Willis is possibly best recalled for his portrayal of Dickon Sowerby in the 1919 Gustav von Seyffertitz-directed film adaptation of the Frances Hodgson Burnett novel The Secret Garden for the Famous Players–Lasky Corporation, in which he appeared opposite actors Lila Lee, Richard Rosson and Spottiswoode Aitken. The film is now considered lost. In December of that year, Motion Picture News reported that Wallis and actress Molly Malone had been signed by Robertson-Cole to appear in the company's Supreme Comedies series.
Paul Willis, who has made good in the heavier side of screen dramatics, believes he is better suited for the comedy and has now become a full-fledged fun producer. The rising young star has played juvenile leads with the best stars in the country. [...] Scott Sidney, director of many of the Robertson-Cole comedy successes, will be in charge of the latest acquisition to the comedy-producing forces.

Within three months, Willis had been added to the cast of fellow recent acquisition Mae Marsh's upcoming Robertson-Cole debut, Nobody's Kid, adapted from Kate Langley Bosher's popular 1910 novel, Mary Cary, Frequently Martha. In 1921, Willis appeared as himself alongside Pauline Curley in the promotional film, Paul's Picnic Party on Pickering Pleasure Pier, which was both filmed and screened at the aforementioned Pier, in Ocean Park, California.

Willis retired from acting at age 23. His final film appearance was in the 1923 Tom Forman-directed drama Money!

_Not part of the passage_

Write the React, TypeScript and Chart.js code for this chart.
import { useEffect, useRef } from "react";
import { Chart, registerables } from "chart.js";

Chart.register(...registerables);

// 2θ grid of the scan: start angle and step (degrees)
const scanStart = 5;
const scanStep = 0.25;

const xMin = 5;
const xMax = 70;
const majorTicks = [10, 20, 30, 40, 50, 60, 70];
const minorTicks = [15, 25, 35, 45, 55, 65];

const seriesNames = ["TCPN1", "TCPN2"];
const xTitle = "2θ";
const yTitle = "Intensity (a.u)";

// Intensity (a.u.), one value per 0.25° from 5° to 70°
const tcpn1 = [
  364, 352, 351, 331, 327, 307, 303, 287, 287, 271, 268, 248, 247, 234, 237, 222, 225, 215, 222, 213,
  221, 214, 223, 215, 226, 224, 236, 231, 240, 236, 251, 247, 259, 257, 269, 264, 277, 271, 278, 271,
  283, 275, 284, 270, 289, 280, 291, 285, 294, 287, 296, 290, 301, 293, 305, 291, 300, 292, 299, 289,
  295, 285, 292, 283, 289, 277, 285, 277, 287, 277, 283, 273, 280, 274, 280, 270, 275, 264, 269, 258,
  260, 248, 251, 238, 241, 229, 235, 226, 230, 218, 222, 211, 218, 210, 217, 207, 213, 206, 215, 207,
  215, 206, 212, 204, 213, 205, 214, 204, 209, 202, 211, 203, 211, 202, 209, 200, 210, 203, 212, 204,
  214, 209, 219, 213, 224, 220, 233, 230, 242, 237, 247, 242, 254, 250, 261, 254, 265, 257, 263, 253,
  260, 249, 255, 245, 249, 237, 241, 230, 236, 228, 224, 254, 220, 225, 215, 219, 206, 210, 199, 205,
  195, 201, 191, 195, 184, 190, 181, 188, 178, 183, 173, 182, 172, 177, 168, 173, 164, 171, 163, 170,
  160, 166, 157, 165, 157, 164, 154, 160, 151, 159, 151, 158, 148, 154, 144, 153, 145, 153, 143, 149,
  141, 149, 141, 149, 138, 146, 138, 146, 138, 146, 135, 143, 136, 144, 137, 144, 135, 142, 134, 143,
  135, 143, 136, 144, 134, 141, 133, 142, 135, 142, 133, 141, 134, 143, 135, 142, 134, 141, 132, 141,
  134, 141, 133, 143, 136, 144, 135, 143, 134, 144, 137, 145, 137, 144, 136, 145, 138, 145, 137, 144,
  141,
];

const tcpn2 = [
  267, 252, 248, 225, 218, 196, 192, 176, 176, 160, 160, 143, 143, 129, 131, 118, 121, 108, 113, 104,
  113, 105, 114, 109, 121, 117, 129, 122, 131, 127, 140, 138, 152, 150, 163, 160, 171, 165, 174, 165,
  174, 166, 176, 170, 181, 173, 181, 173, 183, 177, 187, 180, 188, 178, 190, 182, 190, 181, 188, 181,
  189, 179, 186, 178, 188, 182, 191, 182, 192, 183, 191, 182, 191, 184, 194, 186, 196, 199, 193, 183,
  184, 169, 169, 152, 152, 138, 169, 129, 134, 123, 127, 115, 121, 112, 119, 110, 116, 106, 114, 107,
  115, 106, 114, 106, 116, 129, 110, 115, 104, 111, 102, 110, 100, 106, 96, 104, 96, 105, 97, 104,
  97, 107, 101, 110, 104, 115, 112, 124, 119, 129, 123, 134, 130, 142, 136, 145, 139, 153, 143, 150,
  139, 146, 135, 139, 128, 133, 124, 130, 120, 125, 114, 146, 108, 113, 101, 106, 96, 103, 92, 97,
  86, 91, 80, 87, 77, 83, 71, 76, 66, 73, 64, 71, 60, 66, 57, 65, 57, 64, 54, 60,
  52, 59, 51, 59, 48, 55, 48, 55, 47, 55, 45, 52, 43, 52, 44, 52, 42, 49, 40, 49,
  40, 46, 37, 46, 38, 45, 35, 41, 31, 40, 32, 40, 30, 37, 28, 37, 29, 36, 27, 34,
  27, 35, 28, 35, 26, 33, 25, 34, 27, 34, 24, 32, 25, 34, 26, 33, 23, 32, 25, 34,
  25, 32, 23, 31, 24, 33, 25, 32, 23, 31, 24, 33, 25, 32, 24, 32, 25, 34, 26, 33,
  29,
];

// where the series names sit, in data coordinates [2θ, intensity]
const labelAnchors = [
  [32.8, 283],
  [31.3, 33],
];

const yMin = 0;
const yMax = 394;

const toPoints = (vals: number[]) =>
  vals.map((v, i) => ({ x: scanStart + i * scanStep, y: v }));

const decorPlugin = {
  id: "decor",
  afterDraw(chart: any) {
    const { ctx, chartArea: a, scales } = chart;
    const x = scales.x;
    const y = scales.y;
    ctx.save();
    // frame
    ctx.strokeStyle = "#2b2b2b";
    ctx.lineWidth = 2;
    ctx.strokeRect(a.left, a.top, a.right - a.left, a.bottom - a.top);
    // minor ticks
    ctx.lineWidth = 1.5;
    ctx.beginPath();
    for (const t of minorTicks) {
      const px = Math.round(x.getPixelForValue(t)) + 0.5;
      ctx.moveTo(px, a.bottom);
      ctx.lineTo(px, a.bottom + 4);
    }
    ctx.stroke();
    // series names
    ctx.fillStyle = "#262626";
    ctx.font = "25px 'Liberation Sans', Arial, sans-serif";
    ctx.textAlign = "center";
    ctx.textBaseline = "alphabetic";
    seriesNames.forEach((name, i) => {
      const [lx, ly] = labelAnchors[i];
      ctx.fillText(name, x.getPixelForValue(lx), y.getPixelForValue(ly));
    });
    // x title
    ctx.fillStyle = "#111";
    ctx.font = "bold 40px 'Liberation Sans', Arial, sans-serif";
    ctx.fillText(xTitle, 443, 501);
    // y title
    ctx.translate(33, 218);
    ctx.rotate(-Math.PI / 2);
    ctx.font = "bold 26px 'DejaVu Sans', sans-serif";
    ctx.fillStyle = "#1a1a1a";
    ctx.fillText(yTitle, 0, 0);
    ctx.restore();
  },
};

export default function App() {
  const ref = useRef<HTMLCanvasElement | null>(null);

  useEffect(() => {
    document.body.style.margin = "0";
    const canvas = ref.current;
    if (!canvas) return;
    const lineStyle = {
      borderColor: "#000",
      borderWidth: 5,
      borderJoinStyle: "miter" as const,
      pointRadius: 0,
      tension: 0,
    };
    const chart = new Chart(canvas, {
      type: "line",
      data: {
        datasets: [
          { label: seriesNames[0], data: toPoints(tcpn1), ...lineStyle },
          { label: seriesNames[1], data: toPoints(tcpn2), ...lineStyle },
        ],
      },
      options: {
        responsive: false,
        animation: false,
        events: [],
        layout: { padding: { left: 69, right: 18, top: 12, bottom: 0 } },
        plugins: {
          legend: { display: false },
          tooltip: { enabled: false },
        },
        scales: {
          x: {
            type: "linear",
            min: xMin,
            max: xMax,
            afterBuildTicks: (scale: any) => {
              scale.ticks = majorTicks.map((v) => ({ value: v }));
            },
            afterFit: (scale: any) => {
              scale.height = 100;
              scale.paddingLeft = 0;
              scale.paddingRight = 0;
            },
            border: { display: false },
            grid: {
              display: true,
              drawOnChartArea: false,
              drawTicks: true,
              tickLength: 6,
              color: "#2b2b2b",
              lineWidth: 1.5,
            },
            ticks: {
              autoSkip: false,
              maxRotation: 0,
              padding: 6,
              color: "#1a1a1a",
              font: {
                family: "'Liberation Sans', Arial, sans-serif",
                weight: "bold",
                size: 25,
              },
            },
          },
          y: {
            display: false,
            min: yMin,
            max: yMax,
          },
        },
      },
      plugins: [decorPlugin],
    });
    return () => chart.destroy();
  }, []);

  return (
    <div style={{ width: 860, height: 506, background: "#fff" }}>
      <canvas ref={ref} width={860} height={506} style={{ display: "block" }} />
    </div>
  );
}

Money! Money!, opposite Katherine MacDonald and Carl Stockdale.

Willis died at the age of 60 in Los Angeles, California in 1960.

==Partial filmography==

- Little Kaintuck (1913, Short) - Little Kaintuck
- The Brute (1914, Short) - Ted Barton - Black's Son
- Johanna, the Barbarian (1914, Short) - George - Johanna's Son
- The Poor Folks' Boy (1914, Short) - Benny Benson
- The Milkfed Boy (1914, Short) - The Widow's Milkfed Boy
- Bill Goes in Business for Himself (1914, Short) - Bill's Other Friend
- The Little Matchmaker (1915, Short) - Paul
- A Man for All That (1915, Short) - The Young Boy
- The Little Soldier Man (1915, Short) - Paul
- A Rightful Theft (1915, Short) - Paul Brown - the Widow's Son
- The Old Batch (1915, Short) - Johnny - the Adopted Son
- The Little Lumberjack (1915, Short) - Paul - the Little Lumberjack
- The Indian Trapper's Vindication (1915, Short) - Arnold King - their Son
- Could a Man Do More? (1915, Short) - Richard Sherwood
- The Fall of a Nation (1916) - Billy
- The Promise (1917) - Charlie Manton
- The Haunted Pajamas (1917) - Francis Billings
- The Trouble Buster (1917) - 'Blackie' Moyle
- Shootin' Mad (1918)
- The Secret Garden (1919) - Dickon Sowerby
- The Son-of-a-Gun (1919) - Buddy Brown
- The Cry of the Weak (1919) - Budd
- Nobody's Kid (1921) - John Maxwell
- Thunderclap (1921) - Tommy
- Money! Money! Money! (1923) - Lennie Hobbs (final film role)

==Bibliography==
- John Holmstrom, The Moving Picture Boy: An International Encyclopaedia from 1895 to 1995, Norwich, Michael Russell, 1996, p. 19.